A topic that came up during my SurveyMan lab talk in October was our lack of support for looping questions. Yuriy had raised the objection that there will be cases where we will want to repeat a question, such as providing information on employment. We argued that, since we were emulating paper surveys (at the time), the user could provide an upper bound on the number of entries and ask the user whether they wanted to add another entry for a category. A concern I had was that, since we're interested in role of survey length in the quality of responses, and since we allow breakoff, when we have a loop in a question, it becomes much more difficult to tell whether the question is a problem or if the length of the survey is a problem. Where previously we treated each question as a random variable, we would now need to model a repeating question as an unknown sum of random variables. The probability model of a survey with a loop differs from the model of a survey without one. Note that while both random variables corresponding to the responses to question Q2 may be modeled by the same distribution, they will have different parameters.
This issue came up again during the OBT talk. The expanded version of Topsl that appeared in the PLT Redex book described a semantics for a survey that was allowed to have these kinds of repeated questions.
We do not think it is appropriate to model such questions as loops. Loops are fundamentally necessary to express computable functions.

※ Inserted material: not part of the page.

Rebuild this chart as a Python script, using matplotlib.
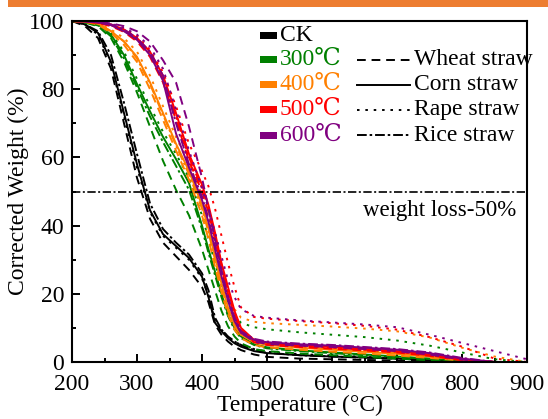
import matplotlib
matplotlib.use("Agg")
import matplotlib.pyplot as plt
from matplotlib.patches import Rectangle

plt.rcParams['font.family'] = ['Liberation Serif', 'DejaVu Serif', 'Noto Sans CJK SC']
plt.rcParams['mathtext.fontset'] = 'stix'

# ---------------- data ----------------
temperature = [200, 220, 240, 260, 280, 300, 320, 340, 360, 380, 400, 410, 420, 430,
               440, 450, 460, 480, 500, 550, 600, 650, 700, 750, 800, 850, 900]

treatments = ['CK', '300℃', '400℃', '500℃', '600℃']
treatment_colors = ['#000000', '#008000', '#FF8000', '#FF0000', '#800080']
straws = ['Wheat straw', 'Corn straw', 'Rape straw', 'Rice straw']

# CK
ck_wheat = [100, 98.5, 95, 86, 70, 54, 42, 35, 31, 27, 22, 17.5, 11, 8, 6, 4.5, 3.5, 2.2, 1.5, 1, 0.8, 0.6, 0.4, 0.2, 0, 0, 0]
ck_corn = [100, 99, 96.5, 88, 73, 58, 44.5, 37.5, 34, 30.5, 25, 19, 11.5, 9, 7, 5.5, 4.5, 3.2, 2.6, 2, 1.6, 1.3, 1, 0.6, 0.2, 0, 0]
ck_rape = [100, 99, 96, 87.5, 72, 57, 44, 37, 33.5, 30, 24.5, 19.5, 12, 9.5, 7.5, 6, 5, 3.8, 3, 2.3, 1.9, 1.5, 1.1, 0.6, 0.2, 0, 0]
ck_rice = [100, 99, 97, 90, 76, 61, 46.5, 39, 35, 31.5, 26, 21, 13, 9.5, 7.5, 6, 5, 3.5, 2.7, 2, 1.6, 1.3, 1, 0.6, 0.2, 0, 0]

# 300 C
t300_wheat = [100, 99.5, 98.5, 95, 88, 79, 69, 59, 50.5, 43, 33, 27, 21, 15, 10.5, 7.5, 5.5, 3.8, 3.2, 2.5, 2, 1.5, 1, 0.5, 0, 0, 0]
t300_corn = [100, 99.7, 99, 96, 90, 81.5, 73.5, 66, 59.5, 52.5, 40, 33, 26.5, 20, 14, 10, 7.5, 5.2, 4.3, 3.4, 2.8, 2.2, 1.6, 1, 0.3, 0, 0]
t300_rape = [100, 99.7, 99, 96.5, 91, 83, 75, 67.5, 61, 54, 43, 36, 29, 22.5, 17, 13.5, 11.5, 10.2, 9.6, 8.7, 8, 7.3, 6.3, 4.8, 2.8, 0.8, 0]
t300_rice = [100, 99.5, 98.7, 95.5, 89, 80.5, 72, 64.5, 57.5, 50.5, 39, 32, 25.5, 19, 13.5, 9.5, 7, 5, 4, 3.2, 2.6, 2, 1.5, 0.9, 0.2, 0, 0]

# 400 C
t400_wheat = [100, 99.7, 99, 96.5, 93, 88, 80, 71, 62, 53.5, 43, 36, 28, 20.5, 14, 9.5, 7, 5, 4.3, 3.6, 3, 2.5, 1.9, 1.2, 0.4, 0, 0]
t400_corn = [100, 99.8, 99.3, 97, 94, 89.5, 82, 73, 64, 56, 46, 39, 31, 23, 16, 11, 8, 5.8, 5, 4.2, 3.6, 3, 2.4, 1.6, 0.6, 0, 0]
t400_rape = [100, 99.8, 99.3, 97.5, 95, 91, 84, 75, 66, 58, 49, 43, 35, 27, 20, 15.5, 13, 11.8, 11.4, 10.9, 10.4, 9.8, 9, 7.2, 4.2, 1.6, 0]
t400_rice = [100, 99.8, 99.2, 97, 94, 89, 81.5, 72.5, 63.5, 55, 45, 38, 30, 22, 15, 10.5, 8, 6, 5.2, 4.4, 3.8, 3.2, 2.6, 1.8, 0.7, 0, 0]

# 500 C
t500_wheat = [100, 99.8, 99.4, 98.5, 96.8, 94, 89.5, 82, 71, 59, 50, 44, 36, 27.5, 20, 13.5, 9, 5.8, 5, 4.4, 3.9, 3.4, 2.8, 1.8, 0.5, 0, 0]
t500_corn = [100, 99.9, 99.6, 99, 97.5, 95, 91, 84, 73, 61, 52, 46, 38, 29, 22, 15, 10, 6.5, 5.6, 4.9, 4.4, 3.8, 3.2, 2.2, 0.8, 0, 0]
t500_rape = [100, 99.9, 99.6, 99, 97.8, 95.5, 91.5, 85, 75, 64, 56, 51.5, 45, 37, 29, 22, 16, 13.2, 12.7, 12, 11.4, 10.6, 9.5, 7.3, 4.5, 1, 0]
t500_rice = [100, 99.9, 99.5, 98.8, 97.2, 94.5, 90.5, 83, 72, 60, 51, 45, 37, 28.5, 21, 14.5, 9.5, 6.3, 5.4, 4.7, 4.2, 3.6, 3, 2, 0.6, 0, 0]

# 600 C
t600_wheat = [100, 99.9, 99.7, 99.3, 98.5, 97, 94, 88.5, 82, 69, 54, 45, 36, 27, 19, 12.5, 8.5, 6, 5.3, 4.8, 4.4, 3.8, 3.2, 2.2, 0.7, 0, 0]
t600_corn = [100, 99.9, 99.6, 98.8, 97, 94.5, 90, 82.5, 67, 57, 47.5, 41, 33, 25, 18, 12, 8.5, 6.5, 5.8, 5.2, 4.8, 4.2, 3.6, 2.6, 1, 0, 0]
t600_rape = [100, 99.9, 99.7, 99.2, 98, 96, 92.5, 86, 74, 62, 51, 45, 38, 31, 24, 19, 15.5, 13.5, 13, 12.2, 11.6, 11, 10.2, 8, 5.6, 3.2, 0.8]
t600_rice = [100, 99.9, 99.6, 99, 97.5, 95, 91, 84, 70, 58, 48.5, 42, 34, 26, 19, 13, 9, 6.8, 6, 5.4, 5, 4.4, 3.8, 2.8, 1.2, 0, 0]

series = [
    [ck_wheat, ck_corn, ck_rape, ck_rice],
    [t300_wheat, t300_corn, t300_rape, t300_rice],
    [t400_wheat, t400_corn, t400_rape, t400_rice],
    [t500_wheat, t500_corn, t500_rape, t500_rice],
    [t600_wheat, t600_corn, t600_rape, t600_rice],
]

xticks = [200, 300, 400, 500, 600, 700, 800, 900]
yticks = [0, 20, 40, 60, 80, 100]
threshold = 50

# ---------------- styles ----------------
straw_styles = [(0, (4.5, 3)), '-', (0, (1.3, 3)), (0, (5, 1.5, 1.3, 1.5))]

W, H = 548, 419
fig = plt.figure(figsize=(W / 100, H / 100), dpi=100)
L, R, T, B = 72, 527, 21, 362
ax = fig.add_axes([L / W, 1 - B / H, (R - L) / W, (B - T) / H])

# orange bar at top
fig.patches.append(Rectangle((8 / W, 1 - 7 / H), 1, 7 / H, transform=fig.transFigure,
                             facecolor='#ED7D31', edgecolor='none'))

for tcolor, group in zip(treatment_colors, series):
    for ls, vals in zip(straw_styles, group):
        ax.plot(temperature, vals, color=tcolor, linestyle=ls, lw=1.4)

ax.axhline(threshold, color='black', lw=1.2, linestyle=(0, (5, 1.5, 1.2, 1.5)))
ax.text(766, 44.5, 'weight loss-50%', fontsize=16.5, ha='center', va='center')

ax.set_xlim(200, 900)
ax.set_ylim(0, 100)
ax.set_xticks(xticks)
ax.set_yticks(yticks)
ax.set_xticks([250, 350, 450, 550, 650, 750, 850], minor=True)
ax.set_yticks([10, 30, 50, 70, 90], minor=True)
ax.tick_params(which='both', direction='in', labelsize=17, top=False, right=False, width=1.4)
ax.tick_params(which='major', length=5.5)
ax.tick_params(which='minor', length=2.6)
ax.tick_params(axis='x', pad=8.5)
ax.tick_params(axis='y', pad=5.5)
for s in ax.spines.values():
    s.set_linewidth(1.5)

ax.set_xlabel('Temperature (°C)', fontsize=17, labelpad=0)
ax.set_ylabel('Corrected Weight (%)', fontsize=17, labelpad=0)

# ---------------- legend (manual) ----------------
def axc(px, py):
    return ((px - L) / (R - L), (B - py) / (B - T))

row_y = [35, 59.5, 84.5, 109.5, 135]
for i, (lab, col) in enumerate(zip(treatments, treatment_colors)):
    x0, y0 = axc(260, row_y[i] + 3.5)
    x1, y1 = axc(277, row_y[i] - 3.5)
    ax.add_patch(Rectangle((x0, y0), x1 - x0, y1 - y0, transform=ax.transAxes,
                           facecolor=col, edgecolor='none'))
    tx, ty = axc(280, row_y[i])
    ax.text(tx, ty, lab, color=col, fontsize=17, ha='left', va='center',
            transform=ax.transAxes)

for i, (lab, ls) in enumerate(zip(straws, straw_styles)):
    yy = row_y[i + 1]
    xa, ya = axc(357, yy)
    xb, _ = axc(410, yy)
    ax.plot([xa, xb], [ya, ya], color='black', linestyle=ls, lw=1.4, transform=ax.transAxes)
    tx, ty = axc(414, yy)
    ax.text(tx, ty, lab, color='black', fontsize=17, ha='left', va='center',
            transform=ax.transAxes)

fig.savefig('out.png', dpi=100)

Since the kinds of questions these loops are modeling are more accurately described as having finite, unknown length, we do not want to encode the ability to loop forever.
Aside from this semantic difference, we see another problem with the potentially perpetual loop. Consider the use-case for such a question: in the case of the lab talk, it was Yuriy's suggestion that we allow people to enter an employment history of unknown length. In the case of Topsl, it was self-reporting relationship history. If a respondent's employment or relationship history is very long, they may be tempted to under-report the number of instances. This might be curtailed if the respondent is required to first answer* a question that asks for the number of jobs or relationships they** have had. Then responses in the loop could be correlated with the previous question, or the length of the loop could be bounded. In our setting, where we do not respondents to skip questions, the former would need to be implemented if we were to allow loops at all.
Alternatively, instead of presenting each response to what is semantically the same question as if it were a separate question, we could first ask the question for the number of jobs or relationships, and then ask a followup question on a page that takes the response to the previous question, and displays that number of text boxes on the page. We would still bound the total number of responses, but instead of presenting each question separately, we would present them as a single question.
In the analysis of a survey we ran, we found statistically significant breakoff at the freetext question. We'd like to test whether freetext questions in general are correlated with high breakoff. If this is the case, we believe it provides further evidence that the approach to "loop questions" is better implemented using our approach.